/---

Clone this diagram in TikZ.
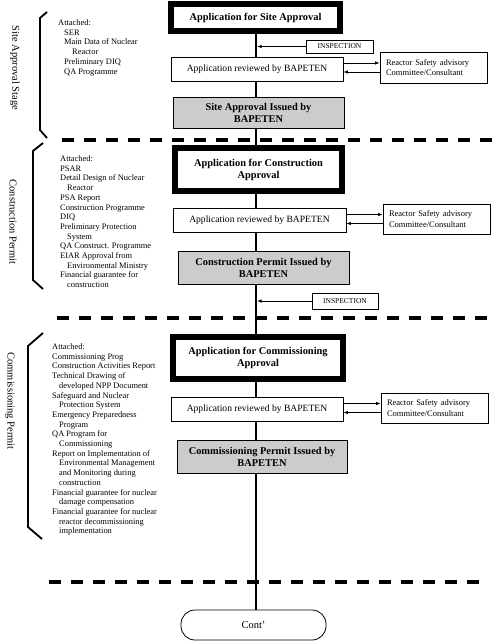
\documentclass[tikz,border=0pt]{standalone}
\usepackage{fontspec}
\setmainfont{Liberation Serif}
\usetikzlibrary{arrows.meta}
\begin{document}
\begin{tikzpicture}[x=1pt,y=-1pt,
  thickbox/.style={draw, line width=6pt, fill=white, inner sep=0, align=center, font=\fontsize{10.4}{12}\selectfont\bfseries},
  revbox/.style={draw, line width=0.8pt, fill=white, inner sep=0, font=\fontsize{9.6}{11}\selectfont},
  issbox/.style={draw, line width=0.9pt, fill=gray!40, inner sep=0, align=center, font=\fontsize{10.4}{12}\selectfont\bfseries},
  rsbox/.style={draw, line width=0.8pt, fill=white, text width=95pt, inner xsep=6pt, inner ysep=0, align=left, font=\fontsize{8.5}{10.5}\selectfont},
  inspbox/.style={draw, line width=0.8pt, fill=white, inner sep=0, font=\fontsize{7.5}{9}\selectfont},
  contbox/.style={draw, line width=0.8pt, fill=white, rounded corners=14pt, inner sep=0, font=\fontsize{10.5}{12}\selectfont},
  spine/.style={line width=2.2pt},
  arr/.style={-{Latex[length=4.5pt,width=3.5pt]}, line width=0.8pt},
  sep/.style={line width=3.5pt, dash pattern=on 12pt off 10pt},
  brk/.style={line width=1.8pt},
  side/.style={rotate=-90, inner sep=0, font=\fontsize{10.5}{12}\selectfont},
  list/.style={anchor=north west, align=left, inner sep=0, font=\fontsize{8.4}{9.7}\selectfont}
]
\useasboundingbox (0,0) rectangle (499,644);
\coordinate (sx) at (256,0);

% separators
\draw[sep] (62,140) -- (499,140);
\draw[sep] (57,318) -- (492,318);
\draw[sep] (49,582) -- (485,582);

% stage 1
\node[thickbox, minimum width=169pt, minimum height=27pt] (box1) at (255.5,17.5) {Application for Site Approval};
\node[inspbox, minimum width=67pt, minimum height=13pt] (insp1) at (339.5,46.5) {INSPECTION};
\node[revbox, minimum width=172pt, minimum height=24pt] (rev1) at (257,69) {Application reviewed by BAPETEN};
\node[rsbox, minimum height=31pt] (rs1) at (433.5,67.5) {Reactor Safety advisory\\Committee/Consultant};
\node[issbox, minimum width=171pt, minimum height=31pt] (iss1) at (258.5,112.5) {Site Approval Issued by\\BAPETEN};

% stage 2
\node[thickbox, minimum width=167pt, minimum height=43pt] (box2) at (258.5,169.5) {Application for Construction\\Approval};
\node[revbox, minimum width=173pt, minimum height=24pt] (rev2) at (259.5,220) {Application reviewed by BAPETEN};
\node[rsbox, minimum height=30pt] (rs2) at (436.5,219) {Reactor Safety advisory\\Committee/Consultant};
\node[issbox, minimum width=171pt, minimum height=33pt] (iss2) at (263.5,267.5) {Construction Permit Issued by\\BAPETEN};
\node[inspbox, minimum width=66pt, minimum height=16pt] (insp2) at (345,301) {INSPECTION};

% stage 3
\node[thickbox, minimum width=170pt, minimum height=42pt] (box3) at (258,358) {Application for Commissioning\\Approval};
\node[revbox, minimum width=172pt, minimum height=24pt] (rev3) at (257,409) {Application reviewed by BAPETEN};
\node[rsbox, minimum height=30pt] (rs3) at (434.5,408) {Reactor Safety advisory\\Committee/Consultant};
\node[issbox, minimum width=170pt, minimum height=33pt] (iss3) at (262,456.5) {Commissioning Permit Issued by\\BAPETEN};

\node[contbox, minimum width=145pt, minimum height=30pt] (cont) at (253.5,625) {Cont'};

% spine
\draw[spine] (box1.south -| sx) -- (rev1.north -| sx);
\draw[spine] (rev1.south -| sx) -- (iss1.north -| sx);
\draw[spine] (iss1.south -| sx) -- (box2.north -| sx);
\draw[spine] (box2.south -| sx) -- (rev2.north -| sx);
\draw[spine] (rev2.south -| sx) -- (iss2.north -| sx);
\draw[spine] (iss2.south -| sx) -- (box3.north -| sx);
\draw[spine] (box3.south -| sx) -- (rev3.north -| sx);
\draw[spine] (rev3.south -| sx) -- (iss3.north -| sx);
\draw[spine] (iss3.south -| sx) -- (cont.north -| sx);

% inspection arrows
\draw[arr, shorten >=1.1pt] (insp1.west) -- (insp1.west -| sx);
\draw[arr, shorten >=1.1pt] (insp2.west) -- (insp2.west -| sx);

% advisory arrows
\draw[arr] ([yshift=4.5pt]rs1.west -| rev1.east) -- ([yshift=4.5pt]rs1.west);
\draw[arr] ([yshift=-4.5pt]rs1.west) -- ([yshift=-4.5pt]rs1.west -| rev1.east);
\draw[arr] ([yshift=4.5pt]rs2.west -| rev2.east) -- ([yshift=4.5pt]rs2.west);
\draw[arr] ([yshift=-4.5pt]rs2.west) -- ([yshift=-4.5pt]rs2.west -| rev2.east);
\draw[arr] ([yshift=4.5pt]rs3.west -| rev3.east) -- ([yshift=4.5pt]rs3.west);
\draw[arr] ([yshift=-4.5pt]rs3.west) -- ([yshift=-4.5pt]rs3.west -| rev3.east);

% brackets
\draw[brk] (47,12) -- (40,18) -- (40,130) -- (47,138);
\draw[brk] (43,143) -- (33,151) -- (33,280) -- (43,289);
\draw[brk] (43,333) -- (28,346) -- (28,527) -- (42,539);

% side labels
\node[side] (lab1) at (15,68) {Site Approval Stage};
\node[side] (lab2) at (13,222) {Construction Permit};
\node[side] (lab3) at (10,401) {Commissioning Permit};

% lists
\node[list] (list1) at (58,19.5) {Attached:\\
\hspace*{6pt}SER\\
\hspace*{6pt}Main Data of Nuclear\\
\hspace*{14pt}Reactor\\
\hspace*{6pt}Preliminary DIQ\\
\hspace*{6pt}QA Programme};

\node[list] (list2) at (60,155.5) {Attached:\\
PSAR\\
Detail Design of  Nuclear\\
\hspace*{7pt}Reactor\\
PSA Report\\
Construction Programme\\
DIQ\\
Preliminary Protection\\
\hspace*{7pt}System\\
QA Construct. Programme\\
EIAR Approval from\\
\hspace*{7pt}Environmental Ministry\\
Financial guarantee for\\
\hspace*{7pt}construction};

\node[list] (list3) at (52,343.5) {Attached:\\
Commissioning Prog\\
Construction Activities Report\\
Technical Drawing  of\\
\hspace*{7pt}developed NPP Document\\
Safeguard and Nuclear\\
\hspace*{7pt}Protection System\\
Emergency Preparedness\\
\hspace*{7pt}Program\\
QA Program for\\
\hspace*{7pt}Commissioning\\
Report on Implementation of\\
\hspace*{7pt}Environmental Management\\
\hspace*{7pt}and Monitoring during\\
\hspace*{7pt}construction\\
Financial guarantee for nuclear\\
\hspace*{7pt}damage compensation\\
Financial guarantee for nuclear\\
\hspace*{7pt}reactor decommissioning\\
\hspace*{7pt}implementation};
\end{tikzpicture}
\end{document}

\---

### Task prompt
Without any pictures, reproduce the lines from the first one in the material through the line that has "width=171pt, minimum height=31pt]", exactly as they appear.

### Response to the exercise
Clone this diagram in TikZ.
\documentclass[tikz,border=0pt]{standalone}
\usepackage{fontspec}
\setmainfont{Liberation Serif}
\usetikzlibrary{arrows.meta}
\begin{document}
\begin{tikzpicture}[x=1pt,y=-1pt,
  thickbox/.style={draw, line width=6pt, fill=white, inner sep=0, align=center, font=\fontsize{10.4}{12}\selectfont\bfseries},
  revbox/.style={draw, line width=0.8pt, fill=white, inner sep=0, font=\fontsize{9.6}{11}\selectfont},
  issbox/.style={draw, line width=0.9pt, fill=gray!40, inner sep=0, align=center, font=\fontsize{10.4}{12}\selectfont\bfseries},
  rsbox/.style={draw, line width=0.8pt, fill=white, text width=95pt, inner xsep=6pt, inner ysep=0, align=left, font=\fontsize{8.5}{10.5}\selectfont},
  inspbox/.style={draw, line width=0.8pt, fill=white, inner sep=0, font=\fontsize{7.5}{9}\selectfont},
  contbox/.style={draw, line width=0.8pt, fill=white, rounded corners=14pt, inner sep=0, font=\fontsize{10.5}{12}\selectfont},
  spine/.style={line width=2.2pt},
  arr/.style={-{Latex[length=4.5pt,width=3.5pt]}, line width=0.8pt},
  sep/.style={line width=3.5pt, dash pattern=on 12pt off 10pt},
  brk/.style={line width=1.8pt},
  side/.style={rotate=-90, inner sep=0, font=\fontsize{10.5}{12}\selectfont},
  list/.style={anchor=north west, align=left, inner sep=0, font=\fontsize{8.4}{9.7}\selectfont}
]
\useasboundingbox (0,0) rectangle (499,644);
\coordinate (sx) at (256,0);

% separators
\draw[sep] (62,140) -- (499,140);
\draw[sep] (57,318) -- (492,318);
\draw[sep] (49,582) -- (485,582);

% stage 1
\node[thickbox, minimum width=169pt, minimum height=27pt] (box1) at (255.5,17.5) {Application for Site Approval};
\node[inspbox, minimum width=67pt, minimum height=13pt] (insp1) at (339.5,46.5) {INSPECTION};
\node[revbox, minimum width=172pt, minimum height=24pt] (rev1) at (257,69) {Application reviewed by BAPETEN};
\node[rsbox, minimum height=31pt] (rs1) at (433.5,67.5) {Reactor Safety advisory\\Committee/Consultant};
\node[issbox, minimum width=171pt, minimum height=31pt] (iss1) at (258.5,112.5) {Site Approval Issued by\\BAPETEN};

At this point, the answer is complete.